* BEGIN Dataset content *
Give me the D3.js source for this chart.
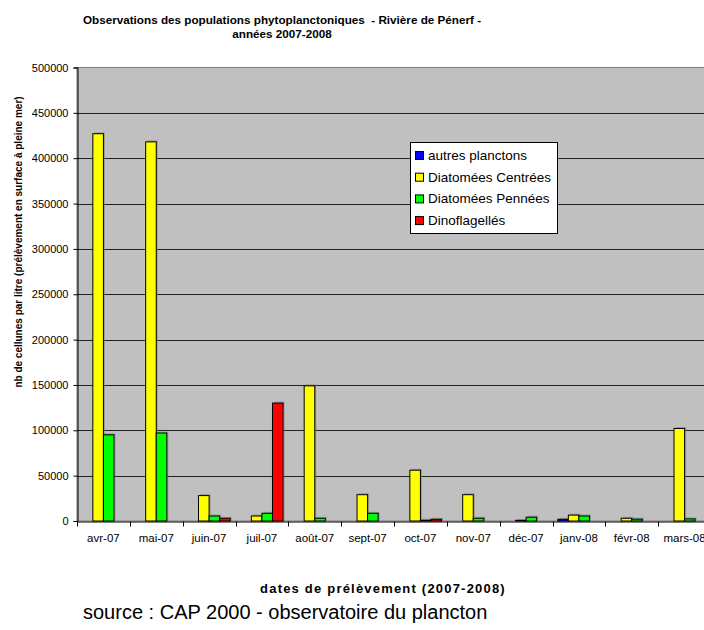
<!DOCTYPE html>
<meta charset="utf-8">
<style>
body { margin: 0; background: #fff; font-family: Arial, "Liberation Sans", sans-serif; }
svg { display: block; }
.grid line { stroke: #222; stroke-width: 1px; }
.axis text { fill: #000; }
</style>
<body>
<script src="https://d3js.org/d3.v7.min.js"></script>
<script>

// data
let months = ["avr-07", "mai-07", "juin-07", "juil-07", "août-07", "sept-07",
              "oct-07", "nov-07", "déc-07", "janv-08", "févr-08", "mars-08"];
let seriesNames = ["autres planctons", "Diatomées Centrées", "Diatomées Pennées", "Dinoflagellés"];
let autres     = [0, 0, 0, 0, 0, 0, 0, 0, 0, 1900, 0, 0];
let centrees   = [427000, 418000, 28000, 5500, 149000, 29000, 56000, 29000, 700, 6500, 3000, 102000];
let pennees    = [95000, 97000, 5500, 8500, 3000, 8500, 800, 3000, 4200, 5500, 2000, 2300];
let dinos      = [0, 0, 3000, 130000, 0, 0, 1900, 0, 0, 0, 0, 0];
let yTicks = [0, 50000, 100000, 150000, 200000, 250000, 300000, 350000, 400000, 450000, 500000];
let colors = ["#0000FF", "#FFFF00", "#00FF00", "#FF0000"];

let width = 704, height = 630;
let pLeft = 77, pRight = 711, pTop = 67.5, pBottom = 521;

let svg = d3.select("body").append("svg")
	.attr("width", width)
	.attr("height", height);

let x = d3.scaleBand()
	.domain(months)
	.range([pLeft, pRight]);

let x1 = d3.scaleBand()
	.domain(seriesNames)
	.range([0, x.bandwidth()])
	.paddingOuter(0.5);

let y = d3.scaleLinear()
	.domain([0, 500000])
	.range([pBottom, pTop]);

// plot background
svg.append("rect")
	.attr("x", pLeft).attr("y", pTop)
	.attr("width", pRight - pLeft).attr("height", pBottom - pTop)
	.attr("fill", "#C0C0C0")
	.attr("stroke", "#808080");

// gridlines
svg.append("g").attr("class", "grid")
	.selectAll("line")
	.data(yTicks.slice(1, -1))
	.enter().append("line")
	.attr("x1", pLeft).attr("x2", pRight)
	.attr("y1", d => Math.round(y(d)) + 0.5)
	.attr("y2", d => Math.round(y(d)) + 0.5);

// bars
let data = months.map(function(m, i) {
	return { month: m, values: [autres[i], centrees[i], pennees[i], dinos[i]] };
});

let group = svg.append("g").selectAll("g")
	.data(data)
	.enter().append("g")
	.attr("transform", d => "translate(" + x(d.month) + ",0)");

let bars = group.selectAll("g")
	.data(d => d.values.map((v, k) => ({ name: seriesNames[k], value: v, k: k })).filter(b => b.value > 0))
	.enter().append("g");

// soft shadow
bars.append("rect")
	.attr("x", d => x1(d.name) + 1.5)
	.attr("y", d => y(d.value) - 1.5)
	.attr("width", x1.bandwidth())
	.attr("height", d => pBottom - y(d.value) + 1.5)
	.attr("fill", "#808080")
	.attr("opacity", 0.6);

bars.append("rect")
	.attr("x", d => x1(d.name))
	.attr("y", d => y(d.value))
	.attr("width", x1.bandwidth())
	.attr("height", d => pBottom - y(d.value))
	.attr("fill", d => colors[d.k])
	.attr("stroke", "#000")
	.attr("stroke-width", 1);

// y axis
let yAxis = d3.axisLeft(y)
	.tickValues(yTicks)
	.tickSize(4)
	.tickPadding(5)
	.tickFormat(d3.format("d"));

svg.append("g").attr("class", "axis")
	.attr("transform", "translate(" + (pLeft + 0.5) + ",0)")
	.call(yAxis)
	.call(g => g.selectAll("text").style("font-size", "11px"))
	.call(g => g.select(".domain").attr("stroke", "#000"));

// x axis
let xAxis = d3.axisBottom(x)
	.tickSize(0)
	.tickPadding(12);

let xg = svg.append("g").attr("class", "axis")
	.attr("transform", "translate(0," + (pBottom + 0.5) + ")")
	.call(xAxis);
xg.selectAll("text").style("font-size", "11.5px");
xg.select(".domain").attr("stroke", "#000");

// tick marks between categories
xg.selectAll("line.sep")
	.data(months.concat(["end"]))
	.enter().append("line")
	.attr("class", "sep")
	.attr("x1", (d, i) => Math.round(pLeft + i * x.step()) + 0.5)
	.attr("x2", (d, i) => Math.round(pLeft + i * x.step()) + 0.5)
	.attr("y1", 0).attr("y2", 5)
	.attr("stroke", "#000");

// title
let title = svg.append("text")
	.attr("text-anchor", "middle")
	.style("font-size", "11.7px")
	.style("font-weight", "bold")
	.style("white-space", "pre");
title.append("tspan").attr("x", 282).attr("y", 24)
	.text("Observations des populations phytoplanctoniques  - Rivière de Pénerf -");
title.append("tspan").attr("x", 282).attr("y", 38).text("années 2007-2008");

// axis titles
svg.append("text")
	.attr("transform", "translate(22,242) rotate(-90)")
	.attr("text-anchor", "middle")
	.style("font-size", "10px")
	.style("font-weight", "bold")
	.text("nb de cellunes par litre (prélèvement en surface à pleine mer)");

svg.append("text")
	.attr("x", 383).attr("y", 593)
	.attr("text-anchor", "middle")
	.style("font-size", "13px")
	.style("font-weight", "bold")
	.style("letter-spacing", "1.2px")
	.text("dates de prélèvement (2007-2008)");

svg.append("text")
	.attr("x", 83).attr("y", 619)
	.style("font-size", "20px")
	.text("source : CAP 2000 - observatoire du plancton");

// legend
let lg = svg.append("g").attr("transform", "translate(410,142)");
lg.append("rect")
	.attr("x", 0.5).attr("y", 0.5)
	.attr("width", 147).attr("height", 91)
	.attr("fill", "#fff")
	.attr("stroke", "#000");

let item = lg.selectAll("g.item")
	.data(seriesNames)
	.enter().append("g")
	.attr("class", "item")
	.attr("transform", (d, i) => "translate(5," + (13 + i * 21.7) + ")");

item.append("rect")
	.attr("x", 0.5).attr("y", -3.5)
	.attr("width", 8).attr("height", 8)
	.attr("fill", (d, i) => colors[i])
	.attr("stroke", "#000");

item.append("text")
	.attr("x", 13).attr("y", 5)
	.style("font-size", "13.5px")
	.text(d => d);

</script>
</body>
* END Dataset content *
> Task description: Without including any pictures, print all of the material exactly as given.

> Response to the exercise:
Give me the D3.js source for this chart.
<!DOCTYPE html>
<meta charset="utf-8">
<style>
body { margin: 0; background: #fff; font-family: Arial, "Liberation Sans", sans-serif; }
svg { display: block; }
.grid line { stroke: #222; stroke-width: 1px; }
.axis text { fill: #000; }
</style>
<body>
<script src="https://d3js.org/d3.v7.min.js"></script>
<script>

// data
let months = ["avr-07", "mai-07", "juin-07", "juil-07", "août-07", "sept-07",
              "oct-07", "nov-07", "déc-07", "janv-08", "févr-08", "mars-08"];
let seriesNames = ["autres planctons", "Diatomées Centrées", "Diatomées Pennées", "Dinoflagellés"];
let autres     = [0, 0, 0, 0, 0, 0, 0, 0, 0, 1900, 0, 0];
let centrees   = [427000, 418000, 28000, 5500, 149000, 29000, 56000, 29000, 700, 6500, 3000, 102000];
let pennees    = [95000, 97000, 5500, 8500, 3000, 8500, 800, 3000, 4200, 5500, 2000, 2300];
let dinos      = [0, 0, 3000, 130000, 0, 0, 1900, 0, 0, 0, 0, 0];
let yTicks = [0, 50000, 100000, 150000, 200000, 250000, 300000, 350000, 400000, 450000, 500000];
let colors = ["#0000FF", "#FFFF00", "#00FF00", "#FF0000"];

let width = 704, height = 630;
let pLeft = 77, pRight = 711, pTop = 67.5, pBottom = 521;

let svg = d3.select("body").append("svg")
	.attr("width", width)
	.attr("height", height);

let x = d3.scaleBand()
	.domain(months)
	.range([pLeft, pRight]);

let x1 = d3.scaleBand()
	.domain(seriesNames)
	.range([0, x.bandwidth()])
	.paddingOuter(0.5);

let y = d3.scaleLinear()
	.domain([0, 500000])
	.range([pBottom, pTop]);

// plot background
svg.append("rect")
	.attr("x", pLeft).attr("y", pTop)
	.attr("width", pRight - pLeft).attr("height", pBottom - pTop)
	.attr("fill", "#C0C0C0")
	.attr("stroke", "#808080");

// gridlines
svg.append("g").attr("class", "grid")
	.selectAll("line")
	.data(yTicks.slice(1, -1))
	.enter().append("line")
	.attr("x1", pLeft).attr("x2", pRight)
	.attr("y1", d => Math.round(y(d)) + 0.5)
	.attr("y2", d => Math.round(y(d)) + 0.5);

// bars
let data = months.map(function(m, i) {
	return { month: m, values: [autres[i], centrees[i], pennees[i], dinos[i]] };
});

let group = svg.append("g").selectAll("g")
	.data(data)
	.enter().append("g")
	.attr("transform", d => "translate(" + x(d.month) + ",0)");

let bars = group.selectAll("g")
	.data(d => d.values.map((v, k) => ({ name: seriesNames[k], value: v, k: k })).filter(b => b.value > 0))
	.enter().append("g");

// soft shadow
bars.append("rect")
	.attr("x", d => x1(d.name) + 1.5)
	.attr("y", d => y(d.value) - 1.5)
	.attr("width", x1.bandwidth())
	.attr("height", d => pBottom - y(d.value) + 1.5)
	.attr("fill", "#808080")
	.attr("opacity", 0.6);

bars.append("rect")
	.attr("x", d => x1(d.name))
	.attr("y", d => y(d.value))
	.attr("width", x1.bandwidth())
	.attr("height", d => pBottom - y(d.value))
	.attr("fill", d => colors[d.k])
	.attr("stroke", "#000")
	.attr("stroke-width", 1);

// y axis
let yAxis = d3.axisLeft(y)
	.tickValues(yTicks)
	.tickSize(4)
	.tickPadding(5)
	.tickFormat(d3.format("d"));

svg.append("g").attr("class", "axis")
	.attr("transform", "translate(" + (pLeft + 0.5) + ",0)")
	.call(yAxis)
	.call(g => g.selectAll("text").style("font-size", "11px"))
	.call(g => g.select(".domain").attr("stroke", "#000"));

// x axis
let xAxis = d3.axisBottom(x)
	.tickSize(0)
	.tickPadding(12);

let xg = svg.append("g").attr("class", "axis")
	.attr("transform", "translate(0," + (pBottom + 0.5) + ")")
	.call(xAxis);
xg.selectAll("text").style("font-size", "11.5px");
xg.select(".domain").attr("stroke", "#000");

// tick marks between categories
xg.selectAll("line.sep")
	.data(months.concat(["end"]))
	.enter().append("line")
	.attr("class", "sep")
	.attr("x1", (d, i) => Math.round(pLeft + i * x.step()) + 0.5)
	.attr("x2", (d, i) => Math.round(pLeft + i * x.step()) + 0.5)
	.attr("y1", 0).attr("y2", 5)
	.attr("stroke", "#000");

// title
let title = svg.append("text")
	.attr("text-anchor", "middle")
	.style("font-size", "11.7px")
	.style("font-weight", "bold")
	.style("white-space", "pre");
title.append("tspan").attr("x", 282).attr("y", 24)
	.text("Observations des populations phytoplanctoniques  - Rivière de Pénerf -");
title.append("tspan").attr("x", 282).attr("y", 38).text("années 2007-2008");

// axis titles
svg.append("text")
	.attr("transform", "translate(22,242) rotate(-90)")
	.attr("text-anchor", "middle")
	.style("font-size", "10px")
	.style("font-weight", "bold")
	.text("nb de cellunes par litre (prélèvement en surface à pleine mer)");

svg.append("text")
	.attr("x", 383).attr("y", 593)
	.attr("text-anchor", "middle")
	.style("font-size", "13px")
	.style("font-weight", "bold")
	.style("letter-spacing", "1.2px")
	.text("dates de prélèvement (2007-2008)");

svg.append("text")
	.attr("x", 83).attr("y", 619)
	.style("font-size", "20px")
	.text("source : CAP 2000 - observatoire du plancton");

// legend
let lg = svg.append("g").attr("transform", "translate(410,142)");
lg.append("rect")
	.attr("x", 0.5).attr("y", 0.5)
	.attr("width", 147).attr("height", 91)
	.attr("fill", "#fff")
	.attr("stroke", "#000");

let item = lg.selectAll("g.item")
	.data(seriesNames)
	.enter().append("g")
	.attr("class", "item")
	.attr("transform", (d, i) => "translate(5," + (13 + i * 21.7) + ")");

item.append("rect")
	.attr("x", 0.5).attr("y", -3.5)
	.attr("width", 8).attr("height", 8)
	.attr("fill", (d, i) => colors[i])
	.attr("stroke", "#000");

item.append("text")
	.attr("x", 13).attr("y", 5)
	.style("font-size", "13.5px")
	.text(d => d);

</script>
</body>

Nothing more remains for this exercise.